Roughly two-thirds of a casino’s revenue is from the slots and the table games. The rest is largely rooms and food and beverage. Entertainers like me? We exist to fill in the time when the guests aren’t on the casino floor. We are but blocks in the void, a line on the revenue sheet that, in some cases, might read only “other.”

I had gotten through both performances that night just fine, despite the doubleheader of Betsy’s unexpected news and Richie Morley’s suicide. Everyone who worked at the BP was shaken by Richie’s death. Artie Morley had sent employees an email in which he wrote that he was sad but standing, the business was fine, and he appreciated all of our prayers and good thoughts. He said there would be a memorial service in the coming weeks, and he would keep us posted. It was modestly reassuring. Nigel had offered to keep me company after our second show, but I thanked him and told him I’d rather be alone. I strolled aimlessly for about twenty minutes before settling on that spot of casino carpet in the poker room. I could feel my resolve to build a Berlin Wall between my sister and me here in the desert starting to erode, the imbricated scales shedding one by one, and supposed part of it was a desire to meet my niece.
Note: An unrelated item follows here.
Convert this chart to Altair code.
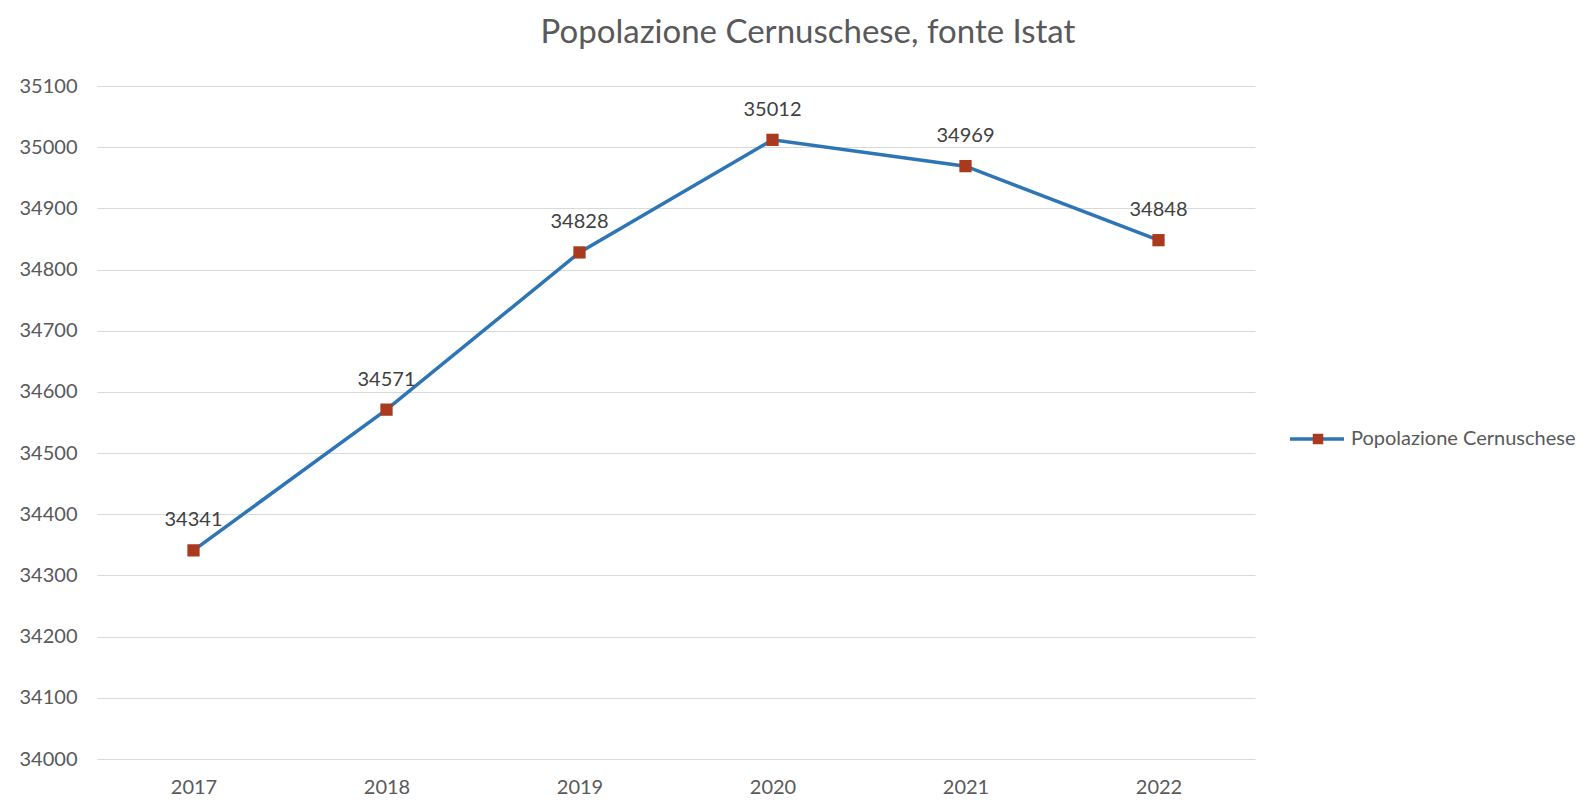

I had no idea whether this child was going to be in my life forever or never. Obviously, Betsy understood kids who’d been through hell: it was what she did for a living, God bless her. As frustrating as I found her, I never lost sight of her efforts on behalf of the sort of prickly outcasts who rarely got happy endings. But to be a mother? I found that unfathomable, and I wouldn’t have been surprised if this was her atonement for killing her own mum.

Our own mum.

Yes, I had my demons, but I knew in my heart that whatever succubus lurked inside Betsy made my ghouls look like kittens. I would endure. I heard in my head that old Gloria Gaynor song “I Will Survive,” and for a split second thought it was playing somewhere in the casino. It wasn’t.